Parmi les rares pays civilisés où le système métrique n’était pas encore obligatoire ou parfaitement organisé, on peut citer le Venezuela où une ordonnance du 9 mars 1914 en a imposé l’emploi, le Canada où une loi a mis en harmonie le système employé avec les résolutions des Conférences des Poids et Mesures. En Chine, un décret de 1914 a donné un important commencement d’exécution à la loi antérieure qui rendait dans ce vaste pays le système métrique obligatoire en principe. Il a été décidé que l’obligation peut être imposée par les ministères les plus directement intéressés aux poids et mesures (agriculture, commerce). Ces ministères ont maintenant la faculté de restreindre l’emploi du système chinois unifié. Celui-ci est un des deux systèmes légaux existant actuellement en Chine et qui tous deux reposent sur les prototypes internationaux du mètre et du kilogramme : c’est le système de mesures fondé sur le « pied » du service des Travaux publics et de la balance du Trésor, et qui dérive du système métrique par l’intermédiaire du « pied » et avec des multiples et sous-multiples décimaux ; l’autre système légal en Chine est le système métrique international des poids et mesures, dont le décret indiqué ci-dessus prépare indubitablement l’adoption exclusive et obligatoire à bref délai. Déjà un décret en a imposé l’emploi dans les chemins de fer dès le 1er janvier de cette année.
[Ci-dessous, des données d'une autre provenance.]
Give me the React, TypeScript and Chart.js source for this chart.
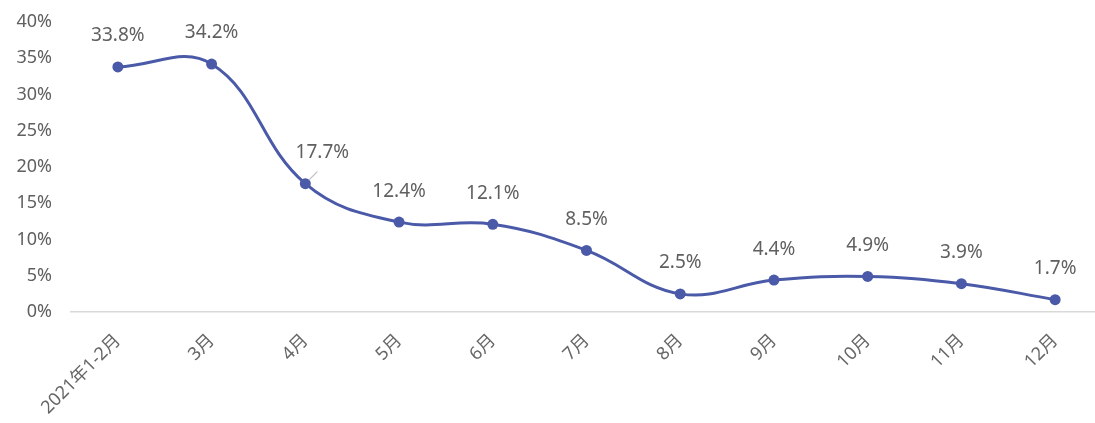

L’adoption prochaine et obligatoire du système métrique en Chine ne manquera pas d’avoir des conséquences importantes pour cette réorganisation économique du monde si chère à nos amis anglais. La plus curieuse peut-être des conséquences de cette réforme chinoise est qu’elle ne manquera pas d’entraîner à bref délai l’adoption si tenacement retardée du système métrique par eux. Cela parait paradoxal a priori. C’est pourtant fort simple.

Une des raisons pour lesquelles, — à côté des savants anglais qui depuis longtemps emploient le système métrique, — les commerçants britanniques se sont montrés si réfractaires à ce système est la suivante : les commerçants d’Extrême-Orient, et spécialement de Chine, ont pour principaux fournisseurs les Anglais ; ils ont l’habitude des mesures et des poids usuels dans le Royaume-Uni. Avec le sens pratique avisé qui les caractérise, les commerçants britanniques ont pensé qu’adopter le même système de mesures que les Français, les Allemands, etc., ce serait mettre à égalité, en présence de l’acheteur chinois, des concurrents dangereux pour eux, alors que ces concurrents sont handicapés, mis en posture défavorable par les habitudes dudit commerçant chinois, habitudes qu’il faut donc se bien garder de changer. C’est pourquoi de nombreux commerçants anglais avaient engagé à Pékin une campagne énergique contre la loi rendant obligatoire en Chine le système métrique.

C’est pourquoi aussi le jour où cette obligation y sera effectivement réalisée, un des principaux obstacles à l’adoption du système métrique en Angleterre sera tombé. Ce jour-là on peut s’attendre,— tant est grand et compris même par beaucoup d’Anglais l’avantage de ce système, — à ce que la Chambre des Communes ne se contente pas, pour rejeter le système, d’arguments humoristiques comme celui par lequel M. Lloyd George fit échouer la réforme un jour. Au milieu d’une tempête de rires approbateurs, il s’écria, ou à peu près : « Comment voulez-vous que nous adoptions un système aussi compliqué que le système métrique ? Croyez-vous que l’ouvrier anglais, le jour où il aura envie de boire une pinte de stout, consentira à demander au barman 0,568 litre de bière ? »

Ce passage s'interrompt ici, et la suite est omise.